**Written task:**
Reproduce the data exactly.

-- begin Data lines --

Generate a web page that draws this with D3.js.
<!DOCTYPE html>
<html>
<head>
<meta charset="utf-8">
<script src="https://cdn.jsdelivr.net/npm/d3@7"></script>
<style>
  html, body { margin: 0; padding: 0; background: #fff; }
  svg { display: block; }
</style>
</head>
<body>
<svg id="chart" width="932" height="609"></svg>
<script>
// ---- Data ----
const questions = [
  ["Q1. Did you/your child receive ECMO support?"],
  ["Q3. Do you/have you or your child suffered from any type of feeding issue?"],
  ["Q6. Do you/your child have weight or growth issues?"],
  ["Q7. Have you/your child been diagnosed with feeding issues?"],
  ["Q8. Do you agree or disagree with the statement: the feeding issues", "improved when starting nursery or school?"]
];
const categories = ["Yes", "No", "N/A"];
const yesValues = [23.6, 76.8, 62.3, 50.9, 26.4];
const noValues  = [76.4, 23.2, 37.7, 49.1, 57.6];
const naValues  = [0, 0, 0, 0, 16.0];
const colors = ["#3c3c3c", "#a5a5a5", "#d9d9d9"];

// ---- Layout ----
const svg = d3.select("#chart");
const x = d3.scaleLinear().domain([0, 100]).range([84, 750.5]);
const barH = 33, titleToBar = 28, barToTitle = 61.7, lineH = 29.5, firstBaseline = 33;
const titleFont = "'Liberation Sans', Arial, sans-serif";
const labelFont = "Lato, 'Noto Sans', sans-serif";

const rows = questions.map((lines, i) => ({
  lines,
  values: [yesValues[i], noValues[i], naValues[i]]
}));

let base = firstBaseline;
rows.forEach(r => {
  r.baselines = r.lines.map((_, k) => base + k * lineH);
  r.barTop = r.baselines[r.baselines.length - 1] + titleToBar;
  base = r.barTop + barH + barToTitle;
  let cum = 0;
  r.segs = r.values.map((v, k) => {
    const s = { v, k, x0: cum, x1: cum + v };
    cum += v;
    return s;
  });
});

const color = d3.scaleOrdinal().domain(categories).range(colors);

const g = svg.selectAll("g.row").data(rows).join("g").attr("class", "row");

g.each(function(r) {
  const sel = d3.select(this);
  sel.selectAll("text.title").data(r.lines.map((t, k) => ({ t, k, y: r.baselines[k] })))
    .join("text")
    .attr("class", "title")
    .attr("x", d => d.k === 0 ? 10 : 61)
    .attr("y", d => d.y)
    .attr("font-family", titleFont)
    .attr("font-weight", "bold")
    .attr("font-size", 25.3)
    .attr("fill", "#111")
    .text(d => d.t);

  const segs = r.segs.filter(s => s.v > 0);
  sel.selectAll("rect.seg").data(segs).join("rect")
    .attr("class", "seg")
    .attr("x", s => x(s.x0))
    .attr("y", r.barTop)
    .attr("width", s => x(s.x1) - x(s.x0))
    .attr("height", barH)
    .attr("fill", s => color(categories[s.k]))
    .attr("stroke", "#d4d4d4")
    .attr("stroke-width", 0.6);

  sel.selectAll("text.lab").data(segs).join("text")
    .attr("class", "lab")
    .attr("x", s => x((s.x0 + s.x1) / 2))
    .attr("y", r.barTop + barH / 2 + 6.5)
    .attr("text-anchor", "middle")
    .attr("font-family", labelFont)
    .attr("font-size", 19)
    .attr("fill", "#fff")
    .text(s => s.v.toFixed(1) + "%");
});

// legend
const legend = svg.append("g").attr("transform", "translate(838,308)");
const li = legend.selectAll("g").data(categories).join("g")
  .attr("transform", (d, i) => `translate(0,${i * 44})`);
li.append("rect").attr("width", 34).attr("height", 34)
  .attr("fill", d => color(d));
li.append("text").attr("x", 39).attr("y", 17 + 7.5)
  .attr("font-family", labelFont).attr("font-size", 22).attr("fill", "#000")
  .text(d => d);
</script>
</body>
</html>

-- end Data lines --

**Exercise result:**
Generate a web page that draws this with D3.js.
<!DOCTYPE html>
<html>
<head>
<meta charset="utf-8">
<script src="https://cdn.jsdelivr.net/npm/d3@7"></script>
<style>
  html, body { margin: 0; padding: 0; background: #fff; }
  svg { display: block; }
</style>
</head>
<body>
<svg id="chart" width="932" height="609"></svg>
<script>
// ---- Data ----
const questions = [
  ["Q1. Did you/your child receive ECMO support?"],
  ["Q3. Do you/have you or your child suffered from any type of feeding issue?"],
  ["Q6. Do you/your child have weight or growth issues?"],
  ["Q7. Have you/your child been diagnosed with feeding issues?"],
  ["Q8. Do you agree or disagree with the statement: the feeding issues", "improved when starting nursery or school?"]
];
const categories = ["Yes", "No", "N/A"];
const yesValues = [23.6, 76.8, 62.3, 50.9, 26.4];
const noValues  = [76.4, 23.2, 37.7, 49.1, 57.6];
const naValues  = [0, 0, 0, 0, 16.0];
const colors = ["#3c3c3c", "#a5a5a5", "#d9d9d9"];

// ---- Layout ----
const svg = d3.select("#chart");
const x = d3.scaleLinear().domain([0, 100]).range([84, 750.5]);
const barH = 33, titleToBar = 28, barToTitle = 61.7, lineH = 29.5, firstBaseline = 33;
const titleFont = "'Liberation Sans', Arial, sans-serif";
const labelFont = "Lato, 'Noto Sans', sans-serif";

const rows = questions.map((lines, i) => ({
  lines,
  values: [yesValues[i], noValues[i], naValues[i]]
}));

let base = firstBaseline;
rows.forEach(r => {
  r.baselines = r.lines.map((_, k) => base + k * lineH);
  r.barTop = r.baselines[r.baselines.length - 1] + titleToBar;
  base = r.barTop + barH + barToTitle;
  let cum = 0;
  r.segs = r.values.map((v, k) => {
    const s = { v, k, x0: cum, x1: cum + v };
    cum += v;
    return s;
  });
});

const color = d3.scaleOrdinal().domain(categories).range(colors);

const g = svg.selectAll("g.row").data(rows).join("g").attr("class", "row");

g.each(function(r) {
  const sel = d3.select(this);
  sel.selectAll("text.title").data(r.lines.map((t, k) => ({ t, k, y: r.baselines[k] })))
    .join("text")
    .attr("class", "title")
    .attr("x", d => d.k === 0 ? 10 : 61)
    .attr("y", d => d.y)
    .attr("font-family", titleFont)
    .attr("font-weight", "bold")
    .attr("font-size", 25.3)
    .attr("fill", "#111")
    .text(d => d.t);

  const segs = r.segs.filter(s => s.v > 0);
  sel.selectAll("rect.seg").data(segs).join("rect")
    .attr("class", "seg")
    .attr("x", s => x(s.x0))
    .attr("y", r.barTop)
    .attr("width", s => x(s.x1) - x(s.x0))
    .attr("height", barH)
    .attr("fill", s => color(categories[s.k]))
    .attr("stroke", "#d4d4d4")
    .attr("stroke-width", 0.6);

  sel.selectAll("text.lab").data(segs).join("text")
    .attr("class", "lab")
    .attr("x", s => x((s.x0 + s.x1) / 2))
    .attr("y", r.barTop + barH / 2 + 6.5)
    .attr("text-anchor", "middle")
    .attr("font-family", labelFont)
    .attr("font-size", 19)
    .attr("fill", "#fff")
    .text(s => s.v.toFixed(1) + "%");
});

// legend
const legend = svg.append("g").attr("transform", "translate(838,308)");
const li = legend.selectAll("g").data(categories).join("g")
  .attr("transform", (d, i) => `translate(0,${i * 44})`);
li.append("rect").attr("width", 34).attr("height", 34)
  .attr("fill", d => color(d));
li.append("text").attr("x", 39).attr("y", 17 + 7.5)
  .attr("font-family", labelFont).attr("font-size", 22).attr("fill", "#000")
  .text(d => d);
</script>
</body>
</html>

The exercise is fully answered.